The best feature on Twitter is one you probably don't use. I'm talking about favorites, the act of adding a star to a tweet that you like. It's going to be huge.
Twitter added two new features today, an @usernames tab and an activity tab. The @username tab will show you all the activity centered around you — your new followers, which of your tweets were retweeted, your @mentions and which of your tweets were favorited. The activity tab shows the same stuff, but about your friends, which tweets they favorite, who they follow, and more. It also gives you the option to see all their recent favorites.
Both of these features really tend to highlight favorites in a way that we haven't seen before.
Marking favorites is good for Twitter, and good for users. It's good for Twitter because it drives engagement. People love to rate stuff. They love to click on Like or +1 or little hearts and thumbs up signs. And on the user side, who doesn't love validation? And unlike retweeting, when you favourite something, it doesn't show up in your follower's timeline.

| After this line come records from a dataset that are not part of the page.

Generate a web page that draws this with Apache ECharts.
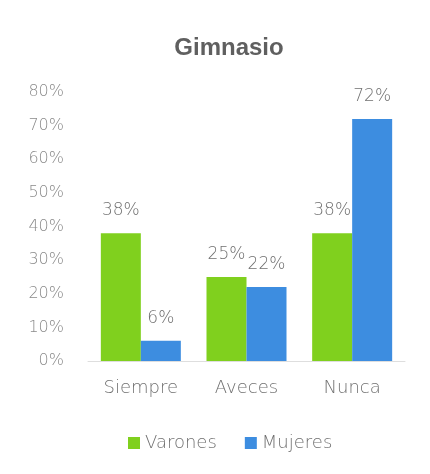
<!DOCTYPE html>
<html>
<head>
<meta charset="utf-8">
<script src="https://cdn.jsdelivr.net/npm/echarts@6/dist/echarts.min.js"></script>
<style>
  html, body { margin: 0; padding: 0; background: #fff; }
  #myChart { width: 430px; height: 474px; }
</style>
</head>
<body>
<div id="myChart"></div>
<script>
// categories and values (percent)
var categories = ["Siempre", "Aveces", "Nunca"];
var varones = [38, 25, 38];
var mujeres = [6, 22, 72];
var seriesNames = ["Varones", "Mujeres"];

var textColor = "#707070";
var font = "'DejaVu Sans', sans-serif";

var dataLabel = {
  show: true,
  position: "top",
  distance: 14,
  formatter: "{c}%",
  fontFamily: font,
  fontWeight: 200,
  fontSize: 17,
  color: textColor
};

var option = {
  animation: false,
  backgroundColor: "#ffffff",
  title: {
    text: "Gimnasio",
    left: 224,
    top: 31,
    textAlign: "center",
    textStyle: {
      fontFamily: "'Liberation Sans', Arial, sans-serif",
      fontSize: 24,
      fontWeight: "bold",
      color: "#5f5f5f"
    }
  },
  legend: {
    data: seriesNames,
    left: 123,
    top: 429,
    itemWidth: 12,
    itemHeight: 12,
    itemGap: 28,
    icon: "rect",
    textStyle: { fontFamily: font, fontWeight: 200, fontSize: 18, color: textColor }
  },
  grid: {
    left: 88,
    right: 25,
    top: 92,
    bottom: 113
  },
  xAxis: {
    type: "category",
    data: categories,
    axisLine: { lineStyle: { color: "#dedede" } },
    axisTick: { show: false },
    axisLabel: {
      margin: 18,
      fontFamily: font,
      fontWeight: 200,
      fontSize: 18,
      color: textColor
    }
  },
  yAxis: {
    type: "value",
    min: 0,
    max: 80,
    interval: 10,
    axisLine: { show: false },
    axisTick: { show: false },
    splitLine: { show: false },
    axisLabel: {
      margin: 24,
      formatter: "{value}%",
      fontFamily: font,
      fontWeight: 200,
      fontSize: 16,
      color: "#8a8a8a"
    }
  },
  series: [
    {
      name: seriesNames[0],
      type: "bar",
      data: varones,
      barWidth: 40,
      barGap: "0%",
      itemStyle: { color: "#80d01e" },
      label: dataLabel
    },
    {
      name: seriesNames[1],
      type: "bar",
      data: mujeres,
      barWidth: 40,
      barGap: "0%",
      itemStyle: { color: "#3d8de0" },
      label: dataLabel
    }
  ]
};

var myChart = echarts.init(document.getElementById("myChart"));
myChart.setOption(option);
</script>
</body>
</html>
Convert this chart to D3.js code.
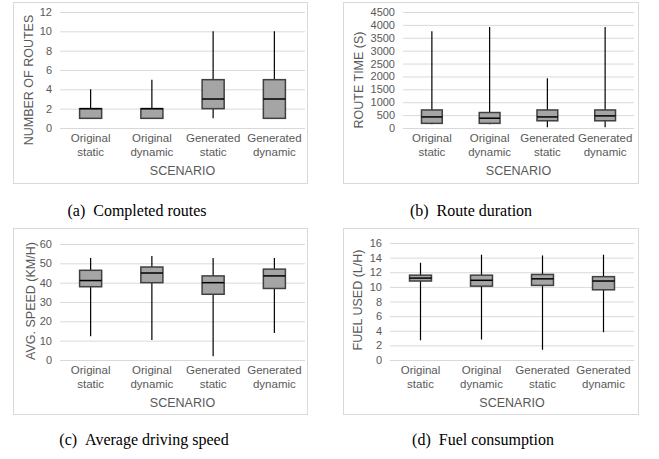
<!DOCTYPE html>
<html>
<head>
<meta charset="utf-8">
<script src="https://cdn.jsdelivr.net/npm/d3@7"></script>
<style>
  body { margin: 0; background: #fff; }
  svg { display: block; }
  .tick text { fill: #595959; font-family: "Liberation Sans", Arial, sans-serif; font-size: 11px; }
  .xcat .tick text { font-size: 11.5px; }
  .axisTitle { fill: #595959; font-family: "Liberation Sans", Arial, sans-serif; font-size: 12.5px; }
  .caption { fill: #000; font-family: "Liberation Serif", "Times New Roman", serif; font-size: 16px; }
</style>
</head>
<body>
<div id="chart"></div>
<script>
"use strict"

// scenarios on the x axis of every panel
const categories = ["Original static", "Original dynamic", "Generated static", "Generated dynamic"];

// box stats per scenario: [min, q1, median, q3, max]
const completedRoutes = [[1, 1, 2, 2, 4], [1, 1, 2, 2, 5], [1, 2, 3, 5, 10], [1, 1, 3, 5, 10]];
const routeDuration = [[150, 180, 430, 700, 3750], [150, 180, 380, 600, 3920], [30, 280, 430, 700, 1930], [30, 280, 470, 700, 3920]];
const avgSpeed = [[12.3, 37.9, 41.1, 46.4, 52.7], [10.3, 40, 45, 48.1, 53.8], [2, 34, 40, 43.5, 52.7], [14, 37, 43.5, 47, 52.7]];
const fuelUsed = [[2.7, 10.8, 11.2, 11.6, 13.3], [2.8, 10.1, 10.9, 11.6, 14.4], [1.4, 10.2, 11.1, 11.7, 14.3], [3.8, 9.6, 10.8, 11.4, 14.4]];

// tick labels of the value axes
const routesTicks = [0, 2, 4, 6, 8, 10, 12];
const durationTicks = [0, 500, 1000, 1500, 2000, 2500, 3000, 3500, 4000, 4500];
const speedTicks = [0, 10, 20, 30, 40, 50, 60];
const fuelTicks = [0, 2, 4, 6, 8, 10, 12, 14, 16];

const yTitles = ["NUMBER OF ROUTES", "ROUTE TIME (S)", "AVG. SPEED (KM/H)", "FUEL USED (L/H)"];
const captions = ["(a)\u2002Completed routes", "(b)\u2002Route duration", "(c)\u2002Average driving speed", "(d)\u2002Fuel consumption"];

// layout of the four panels
const panels = [
	{data: completedRoutes, ticks: routesTicks, frame: [13, 2, 294, 181], plot: [60, 305, 12, 128], title: [29, 80], cap: [137, 216]},
	{data: routeDuration, ticks: durationTicks, frame: [343, 2, 295, 181], plot: [403, 634, 12, 128], title: [359, 80], cap: [471, 216]},
	{data: avgSpeed, ticks: speedTicks, frame: [13, 228, 294, 186], plot: [60, 305, 244, 360], title: [31, 301], cap: [144, 445]},
	{data: fuelUsed, ticks: fuelTicks, frame: [343, 228, 295, 186], plot: [390, 634, 243, 360], title: [358, 300], cap: [483, 445]},
];

const svg = d3.select("#chart").append("svg")
	.attr("width", 659)
	.attr("height", 459);

panels.forEach((p, i) => {
	let g = svg.append("g");
	let [l, r, t, b] = p.plot;

	g.append("rect")
		.attr("x", p.frame[0] + 0.5)
		.attr("y", p.frame[1] + 0.5)
		.attr("width", p.frame[2])
		.attr("height", p.frame[3])
		.attr("fill", "#fff")
		.attr("stroke", "#d9d9d9");

	let x = d3.scaleBand().domain(categories).range([l, r]);
	let y = d3.scaleLinear().domain([0, d3.max(p.ticks)]).range([b, t]);

	// grid + tick labels
	let yAxis = g.append("g")
		.attr("transform", `translate(${l},0)`)
		.call(d3.axisLeft(y).tickValues(p.ticks).tickSize(-(r - l)).tickPadding(8).tickFormat(d3.format("d")));
	yAxis.select(".domain").remove();
	yAxis.selectAll("line").attr("stroke", "#d9d9d9");

	// category labels on two lines
	let xAxis = g.append("g")
		.attr("class", "xcat")
		.attr("transform", `translate(0,${b})`)
		.call(d3.axisBottom(x).tickSize(0).tickPadding(0));
	xAxis.select(".domain").remove();
	xAxis.selectAll(".tick text").each(function(d) {
		let words = d.split(" ");
		let txt = d3.select(this).text(null).attr("y", 0).attr("dy", null);
		words.forEach((w, k) => {
			txt.append("tspan").attr("x", 0).attr("y", 14 + k * 13.5).text(w);
		});
	});

	g.append("text")
		.attr("class", "axisTitle")
		.attr("x", (l + r) / 2)
		.attr("y", b + 47)
		.attr("text-anchor", "middle")
		.text("SCENARIO");

	g.append("text")
		.attr("class", "axisTitle")
		.attr("transform", `translate(${p.title[0]},${p.title[1]})rotate(-90)`)
		.attr("text-anchor", "middle")
		.attr("dominant-baseline", "central")
		.text(yTitles[i]);

	// whiskers then boxes
	let bw = x.bandwidth() * 0.36;
	let boxes = g.selectAll(".box").data(p.data).enter().append("g")
		.attr("class", "box")
		.attr("transform", (d, k) => `translate(${x(categories[k]) + x.bandwidth() / 2},0)`);

	boxes.append("line")
		.attr("x1", 0).attr("x2", 0)
		.attr("y1", d => y(d[0]))
		.attr("y2", d => y(d[4]))
		.attr("stroke", "#000")
		.attr("stroke-width", 1.2);

	boxes.append("rect")
		.attr("x", -bw / 2)
		.attr("y", d => y(d[3]))
		.attr("width", bw)
		.attr("height", d => y(d[1]) - y(d[3]))
		.attr("fill", "#a5a5a5")
		.attr("stroke", "#404040")
		.attr("stroke-width", 1.5);

	boxes.append("line")
		.attr("x1", -bw / 2).attr("x2", bw / 2)
		.attr("y1", d => y(d[2]))
		.attr("y2", d => y(d[2]))
		.attr("stroke", "#000")
		.attr("stroke-width", 1.5);

	svg.append("text")
		.attr("class", "caption")
		.attr("x", p.cap[0])
		.attr("y", p.cap[1])
		.attr("text-anchor", "middle")
		.text(captions[i]);
});
</script>
</body>
</html>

It's a way of liking or bookmarking something, without having to repeat it.
Favorites is one of Twitter's oldest features. It was really embraced by early adopters, but subsequently fell off. That's probably largely because Twitter used to show favorites more prominently that it does now. Check out minute 15:30 of this video from 2006 where Jack Dorsey shows off the top 10 tweets marked as favorite on Twitter, for example. It was one of the Twitter's more prominent features way back when.
But that was so long ago that Dorsey only had 90 followers. Today he has 1.7 million. And somewhere between less than a hundred and more than a million, Twitter more or less buried its favourite feature, intentionally or not.
Without explicit support from Twitter, third-parties like Favrd, Tweetorites, and most notably Favstar began tracking them. And to some extent a subculture of favoriting grew around these community sites.
But with today's new features, favorites are poised to hit the mainstream. I'd be amazed if Twitter doesn't roll these features from @username and activity into its desktop and mobile apps as well, because they're great for driving engagement; getting you to come back and see how people reacted to your tweet.
Meanwhile, sites like Jason Kottke's Stellar.io are taking favorite-tracking to an obvious next level. Stellar collects not only your favorites on Twitter, but also those on Flickr, Vimeo and YouTube. As soon as you start using Stellar, it becomes obvious that aggregating favorites (or likes) and making them public is a great idea. (Jason, if you are listening, please add support for Instapaper, Pinboard and +1.)
While favorites have been there all along, those little stars have oft-remained unused. By highlighting favorites, Twitter is giving its users an easy way to be more engaged. It's smart. And it's going to be immensely popular.
Welcome to the era of the 'favorite'. You're totally going to love it.